* Data to use

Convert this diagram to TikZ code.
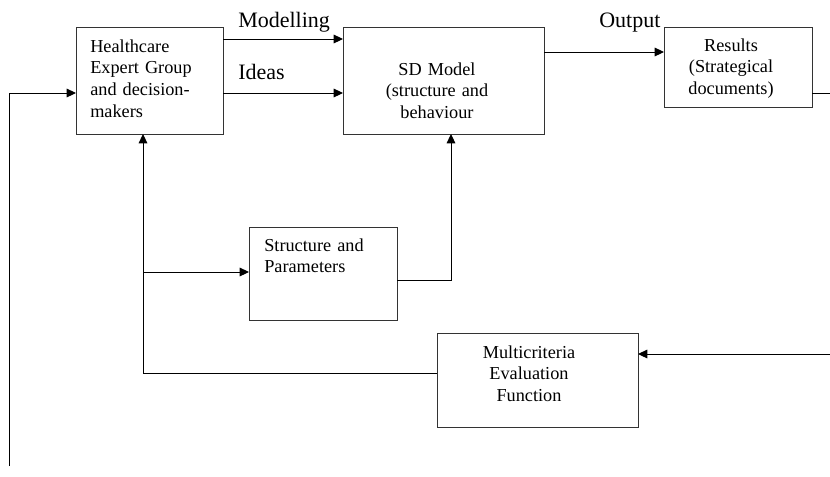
\documentclass[tikz,border=0pt]{standalone}
\usepackage{fontspec}
\setmainfont{Liberation Serif}
\usetikzlibrary{arrows.meta}
\begin{document}
\begin{tikzpicture}[x=0.75pt,y=-0.75pt,
  box/.style={draw=black!80, line width=0.75pt, inner sep=0pt, outer sep=0pt},
  btext/.style={inner sep=0pt, font=\fontsize{13.7}{16.3}\selectfont},
  lab/.style={inner sep=0pt, anchor=base west, font=\fontsize{16.5}{20}\selectfont},
  line/.style={line width=0.75pt, black},
  conn/.style={line, -{Triangle[length=7pt,width=6.5pt]}}]
\useasboundingbox (0,0) rectangle (830,476);

% boxes
\node[box, minimum width=110.25pt, minimum height=80.25pt] (hc) at (149.5,80.5) {};
\node[box, minimum width=150.75pt, minimum height=80.25pt] (sd) at (443.5,80.5) {};
\node[box, minimum width=111pt, minimum height=60pt] (res) at (738,67) {};
\node[box, minimum width=111pt, minimum height=69.75pt] (sp) at (323,273.5) {};
\node[box, minimum width=150.75pt, minimum height=70.5pt] (mc) at (537.5,380) {};

% texts
\node[btext, text width=78pt, align=left, anchor=base west] (hct) at (90,52)
  {Healthcare\\\makebox[78pt][s]{Expert Group}\\\makebox[78pt][s]{and decision-}\\makers};
\node[btext, text width=120pt, align=center, anchor=base] (sdt) at (437,75)
  {SD Model\\(structure and\\behaviour};
\node[btext, text width=100pt, align=center, anchor=base] (rest) at (731,51)
  {Results\\(Strategical\\documents)};
\node[btext, text width=78pt, align=left, anchor=base west] (spt) at (264,251)
  {\makebox[78pt][s]{Structure and}\\Parameters};
\node[btext, text width=120pt, align=center, anchor=base] (mct) at (529,358)
  {Multicriteria\\Evaluation\\Function};

% labels
\node[lab] (lm) at (238,27) {Modelling};
\node[lab] (li) at (238,79) {Ideas};
\node[lab] (lo) at (599,27) {Output};

% connectors
\coordinate (ym) at (0,39);
\coordinate (yi) at (0,93);
\coordinate (yo) at (0,52);
\draw[conn] (hc.east |- ym) -- (sd.west |- ym);
\draw[conn] (hc.east |- yi) -- (sd.west |- yi);
\draw[conn] (sd.east |- yo) -- (res.west |- yo);
\coordinate (rr) at (830,93);
\draw[line] (res.east |- rr) -- (rr);
\coordinate (lb) at (9,466);
\draw[conn] (lb) |- (hc.west |- yi);
\coordinate (re) at (830,354);
\draw[conn] (re) -- (mc.east |- re);
\coordinate (fb) at (143,373);
\draw[conn] (mc.west |- fb) -- (fb) -- (fb |- hc.south);
\coordinate (br) at (143,272);
\draw[conn] (br) -- (sp.west |- br);
\coordinate (sc) at (451,280);
\draw[conn] (sp.east |- sc) -- (sc) -- (sc |- sd.south);
\end{tikzpicture}
\end{document}
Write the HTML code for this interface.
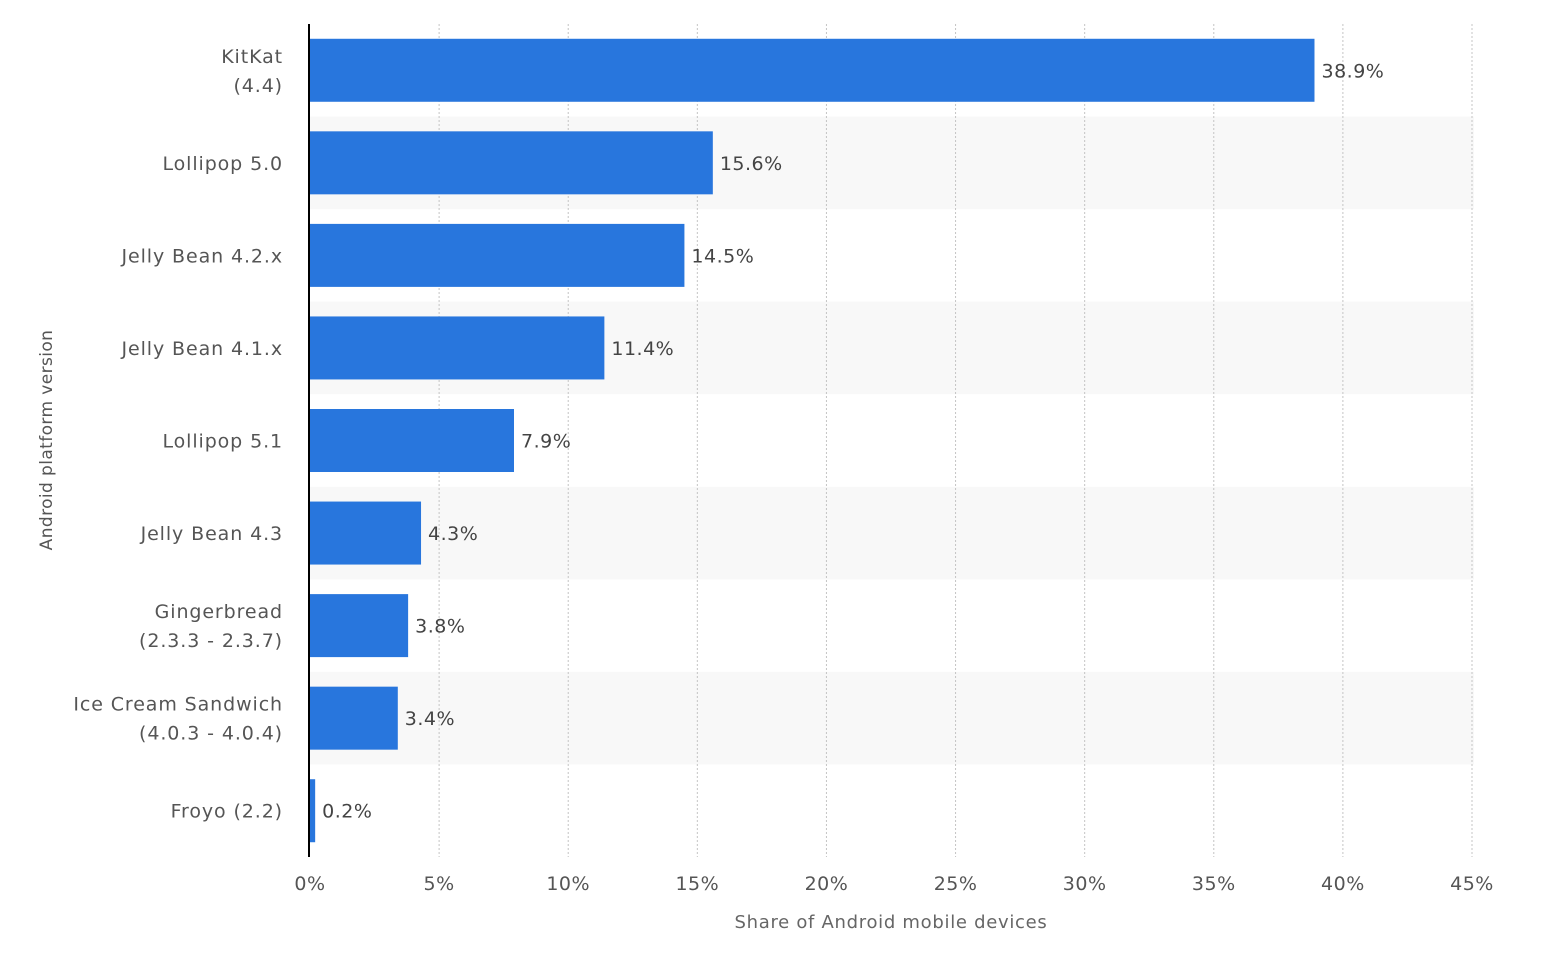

* Given problem
Give back the entries verbatim. Do not include any picture.

* Worked solution
Convert this diagram to TikZ code.
\documentclass[tikz,border=0pt]{standalone}
\usepackage{fontspec}
\setmainfont{Liberation Serif}
\usetikzlibrary{arrows.meta}
\begin{document}
\begin{tikzpicture}[x=0.75pt,y=-0.75pt,
  box/.style={draw=black!80, line width=0.75pt, inner sep=0pt, outer sep=0pt},
  btext/.style={inner sep=0pt, font=\fontsize{13.7}{16.3}\selectfont},
  lab/.style={inner sep=0pt, anchor=base west, font=\fontsize{16.5}{20}\selectfont},
  line/.style={line width=0.75pt, black},
  conn/.style={line, -{Triangle[length=7pt,width=6.5pt]}}]
\useasboundingbox (0,0) rectangle (830,476);

% boxes
\node[box, minimum width=110.25pt, minimum height=80.25pt] (hc) at (149.5,80.5) {};
\node[box, minimum width=150.75pt, minimum height=80.25pt] (sd) at (443.5,80.5) {};
\node[box, minimum width=111pt, minimum height=60pt] (res) at (738,67) {};
\node[box, minimum width=111pt, minimum height=69.75pt] (sp) at (323,273.5) {};
\node[box, minimum width=150.75pt, minimum height=70.5pt] (mc) at (537.5,380) {};

% texts
\node[btext, text width=78pt, align=left, anchor=base west] (hct) at (90,52)
  {Healthcare\\\makebox[78pt][s]{Expert Group}\\\makebox[78pt][s]{and decision-}\\makers};
\node[btext, text width=120pt, align=center, anchor=base] (sdt) at (437,75)
  {SD Model\\(structure and\\behaviour};
\node[btext, text width=100pt, align=center, anchor=base] (rest) at (731,51)
  {Results\\(Strategical\\documents)};
\node[btext, text width=78pt, align=left, anchor=base west] (spt) at (264,251)
  {\makebox[78pt][s]{Structure and}\\Parameters};
\node[btext, text width=120pt, align=center, anchor=base] (mct) at (529,358)
  {Multicriteria\\Evaluation\\Function};

% labels
\node[lab] (lm) at (238,27) {Modelling};
\node[lab] (li) at (238,79) {Ideas};
\node[lab] (lo) at (599,27) {Output};

% connectors
\coordinate (ym) at (0,39);
\coordinate (yi) at (0,93);
\coordinate (yo) at (0,52);
\draw[conn] (hc.east |- ym) -- (sd.west |- ym);
\draw[conn] (hc.east |- yi) -- (sd.west |- yi);
\draw[conn] (sd.east |- yo) -- (res.west |- yo);
\coordinate (rr) at (830,93);
\draw[line] (res.east |- rr) -- (rr);
\coordinate (lb) at (9,466);
\draw[conn] (lb) |- (hc.west |- yi);
\coordinate (re) at (830,354);
\draw[conn] (re) -- (mc.east |- re);
\coordinate (fb) at (143,373);
\draw[conn] (mc.west |- fb) -- (fb) -- (fb |- hc.south);
\coordinate (br) at (143,272);
\draw[conn] (br) -- (sp.west |- br);
\coordinate (sc) at (451,280);
\draw[conn] (sp.east |- sc) -- (sc) -- (sc |- sd.south);
\end{tikzpicture}
\end{document}
Write the HTML code for this interface.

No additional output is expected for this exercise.